The api calls are constructed using toolforge_weld along the following lines:
def _client_config():
config = load_config("cluebotng-trainer")
return ToolforgeClient(
server=f"{config.api_gateway.url}",
kubeconfig=Kubeconfig.load(),
user_agent="ClueBot NG Trainer",
)To get a (minimal) kubernetes config (for Kubeconfig.load()), without relying on NFS, we have a wrapper script that writes out the file from envvars.
Relevant code snippet:
if [ ! -f "$HOME/.kube/config" ];
then
mkdir -p /workspace/.kube
echo "$K8S_CLIENT_CRT" > /workspace/.kube/client.crt
echo "$K8S_CLIENT_KEY" > /workspace/.kube/client.key
cat > /workspace/.kube/config <<EOF
apiVersion: v1
clusters:
- cluster:
insecure-skip-tls-verify: true
server: ${K8S_SERVER}
name: toolforge
contexts:
- context:
cluster: toolforge
namespace: tool-cluebotng-trainer
user: tf-cluebotng-trainer
name: toolforge
current-context: toolforge
kind: Config
users:
- name: tf-cluebotng-trainer
user:
client-certificate: /workspace/.kube/client.crt
client-key: /workspace/.kube/client.key
EOF
export KUBECONFIG="/workspace/.kube/config"
fiThis is a bit clunky as it requires the client crt/key to be loaded into envvars and will break when the credentials are created.

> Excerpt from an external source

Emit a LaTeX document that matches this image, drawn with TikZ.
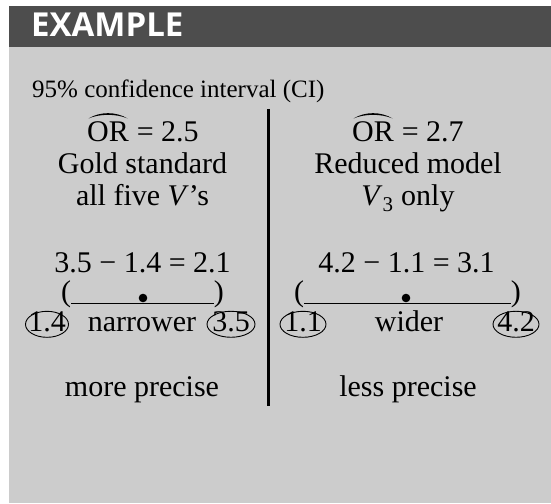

Thus this request falls into 2 parts:
(1)
In addition to https://wikitech.wikimedia.org/wiki/Help:Toolforge/Envvars#Globally_set_environment_variables can there be an environment variable set for the tool name (suitable for using to construct either the username/namespace or using to query tool data e.g. via the jobs api).
(2)
Expose credentials that can be used to access the internal APIs (e.g. jobs), this could either be via the service account, or the same client cert/key that is written to NFS also be loaded into the envvars (similar to the database credentials).
"Normally" this would be done via the service account or ephemeral credentials, but given the exposure of the home dir via NFS and database credentials via envvars, re-using the tool credentials seems acceptable.
On the flip side, allowing the service account would safe effort of having to maintain the envvar entries.
Conceptually something similar to this should work within a clean (Python + toolforge_weld) pod
import os
from toolforge_weld.api_client import ToolforgeClient
from toolforge_weld.config import load_config
from toolforge_weld.kubernetes_config import Kubeconfig
tool_name = os.environ.get('TOOL_NAME')
config = load_config(tool_name)
client = ToolforgeClient(
server=f"{config.api_gateway.url}",
kubeconfig=Kubeconfig.from_container_service_account(namespace=f'tool-{tool_name}'),
user_agent="ClueBot NG Trainer",
)
print(client.get(f"/jobs/v1/tool/{tool_name}/jobs/"))(Today this will fails the ssl cert check + return a 403 with SSL verification turned of)
Benefits (why should this be implemented?):
This would make scheduling of pods via the "supported method" significantly easier for users.
It would enable more flexible usage of toolforge jobs, supporting more diverse workloads.
"Native" support reduces the overhead and complexity of needing to manage duplicating credentials on the maintainers end.